## Material provided
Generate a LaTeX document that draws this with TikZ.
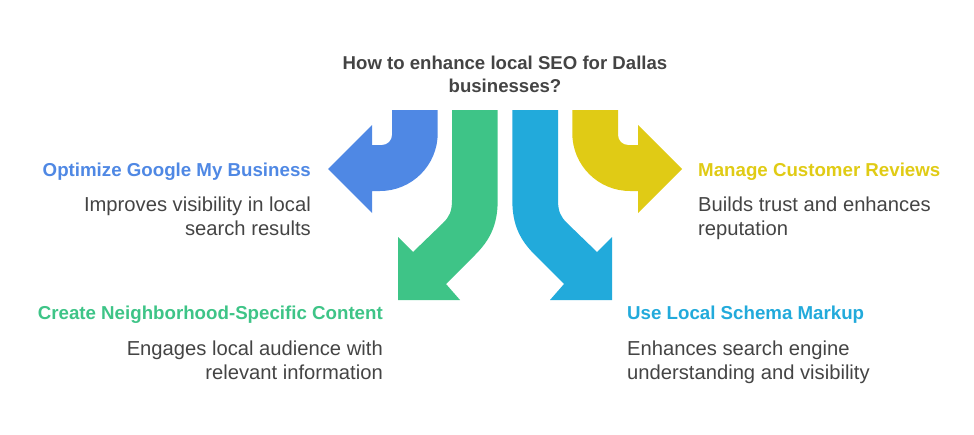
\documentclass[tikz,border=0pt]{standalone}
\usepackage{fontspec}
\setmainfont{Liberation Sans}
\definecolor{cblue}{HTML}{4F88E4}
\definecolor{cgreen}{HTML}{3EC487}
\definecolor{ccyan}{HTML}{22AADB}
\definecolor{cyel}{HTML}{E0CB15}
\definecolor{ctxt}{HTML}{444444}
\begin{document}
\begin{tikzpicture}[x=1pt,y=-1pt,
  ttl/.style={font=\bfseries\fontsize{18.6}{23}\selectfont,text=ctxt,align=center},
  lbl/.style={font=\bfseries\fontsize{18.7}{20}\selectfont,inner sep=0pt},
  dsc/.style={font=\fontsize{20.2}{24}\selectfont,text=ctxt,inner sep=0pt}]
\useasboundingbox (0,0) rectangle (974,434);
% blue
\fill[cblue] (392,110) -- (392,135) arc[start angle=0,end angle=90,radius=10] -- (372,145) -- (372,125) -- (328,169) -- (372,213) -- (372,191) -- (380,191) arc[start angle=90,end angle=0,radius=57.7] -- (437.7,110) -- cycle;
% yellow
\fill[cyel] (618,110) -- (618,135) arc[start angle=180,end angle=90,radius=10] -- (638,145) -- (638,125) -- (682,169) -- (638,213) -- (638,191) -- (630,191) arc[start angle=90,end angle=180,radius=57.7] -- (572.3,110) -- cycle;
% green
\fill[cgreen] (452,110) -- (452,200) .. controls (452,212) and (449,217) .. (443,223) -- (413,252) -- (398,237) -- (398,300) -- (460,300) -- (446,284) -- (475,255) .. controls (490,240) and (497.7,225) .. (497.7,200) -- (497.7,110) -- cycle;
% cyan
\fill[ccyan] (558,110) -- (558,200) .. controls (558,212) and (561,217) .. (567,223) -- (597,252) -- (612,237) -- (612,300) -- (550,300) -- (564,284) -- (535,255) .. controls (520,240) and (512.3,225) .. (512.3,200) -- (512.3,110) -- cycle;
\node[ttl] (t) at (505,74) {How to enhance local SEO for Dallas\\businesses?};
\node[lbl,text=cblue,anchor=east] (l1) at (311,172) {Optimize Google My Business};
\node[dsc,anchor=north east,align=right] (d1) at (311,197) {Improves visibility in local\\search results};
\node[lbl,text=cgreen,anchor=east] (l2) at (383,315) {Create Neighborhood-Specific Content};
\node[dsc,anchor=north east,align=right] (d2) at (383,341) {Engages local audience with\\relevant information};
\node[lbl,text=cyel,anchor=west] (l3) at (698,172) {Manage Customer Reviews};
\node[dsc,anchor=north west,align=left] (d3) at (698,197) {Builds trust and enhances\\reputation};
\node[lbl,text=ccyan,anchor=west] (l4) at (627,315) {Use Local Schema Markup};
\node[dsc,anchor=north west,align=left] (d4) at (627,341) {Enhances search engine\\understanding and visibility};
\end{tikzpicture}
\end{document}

## Stated problem
Write out the material above once more, exactly as it reads, with no pictures.

## Response for this exercise
Generate a LaTeX document that draws this with TikZ.
\documentclass[tikz,border=0pt]{standalone}
\usepackage{fontspec}
\setmainfont{Liberation Sans}
\definecolor{cblue}{HTML}{4F88E4}
\definecolor{cgreen}{HTML}{3EC487}
\definecolor{ccyan}{HTML}{22AADB}
\definecolor{cyel}{HTML}{E0CB15}
\definecolor{ctxt}{HTML}{444444}
\begin{document}
\begin{tikzpicture}[x=1pt,y=-1pt,
  ttl/.style={font=\bfseries\fontsize{18.6}{23}\selectfont,text=ctxt,align=center},
  lbl/.style={font=\bfseries\fontsize{18.7}{20}\selectfont,inner sep=0pt},
  dsc/.style={font=\fontsize{20.2}{24}\selectfont,text=ctxt,inner sep=0pt}]
\useasboundingbox (0,0) rectangle (974,434);
% blue
\fill[cblue] (392,110) -- (392,135) arc[start angle=0,end angle=90,radius=10] -- (372,145) -- (372,125) -- (328,169) -- (372,213) -- (372,191) -- (380,191) arc[start angle=90,end angle=0,radius=57.7] -- (437.7,110) -- cycle;
% yellow
\fill[cyel] (618,110) -- (618,135) arc[start angle=180,end angle=90,radius=10] -- (638,145) -- (638,125) -- (682,169) -- (638,213) -- (638,191) -- (630,191) arc[start angle=90,end angle=180,radius=57.7] -- (572.3,110) -- cycle;
% green
\fill[cgreen] (452,110) -- (452,200) .. controls (452,212) and (449,217) .. (443,223) -- (413,252) -- (398,237) -- (398,300) -- (460,300) -- (446,284) -- (475,255) .. controls (490,240) and (497.7,225) .. (497.7,200) -- (497.7,110) -- cycle;
% cyan
\fill[ccyan] (558,110) -- (558,200) .. controls (558,212) and (561,217) .. (567,223) -- (597,252) -- (612,237) -- (612,300) -- (550,300) -- (564,284) -- (535,255) .. controls (520,240) and (512.3,225) .. (512.3,200) -- (512.3,110) -- cycle;
\node[ttl] (t) at (505,74) {How to enhance local SEO for Dallas\\businesses?};
\node[lbl,text=cblue,anchor=east] (l1) at (311,172) {Optimize Google My Business};
\node[dsc,anchor=north east,align=right] (d1) at (311,197) {Improves visibility in local\\search results};
\node[lbl,text=cgreen,anchor=east] (l2) at (383,315) {Create Neighborhood-Specific Content};
\node[dsc,anchor=north east,align=right] (d2) at (383,341) {Engages local audience with\\relevant information};
\node[lbl,text=cyel,anchor=west] (l3) at (698,172) {Manage Customer Reviews};
\node[dsc,anchor=north west,align=left] (d3) at (698,197) {Builds trust and enhances\\reputation};
\node[lbl,text=ccyan,anchor=west] (l4) at (627,315) {Use Local Schema Markup};
\node[dsc,anchor=north west,align=left] (d4) at (627,341) {Enhances search engine\\understanding and visibility};
\end{tikzpicture}
\end{document}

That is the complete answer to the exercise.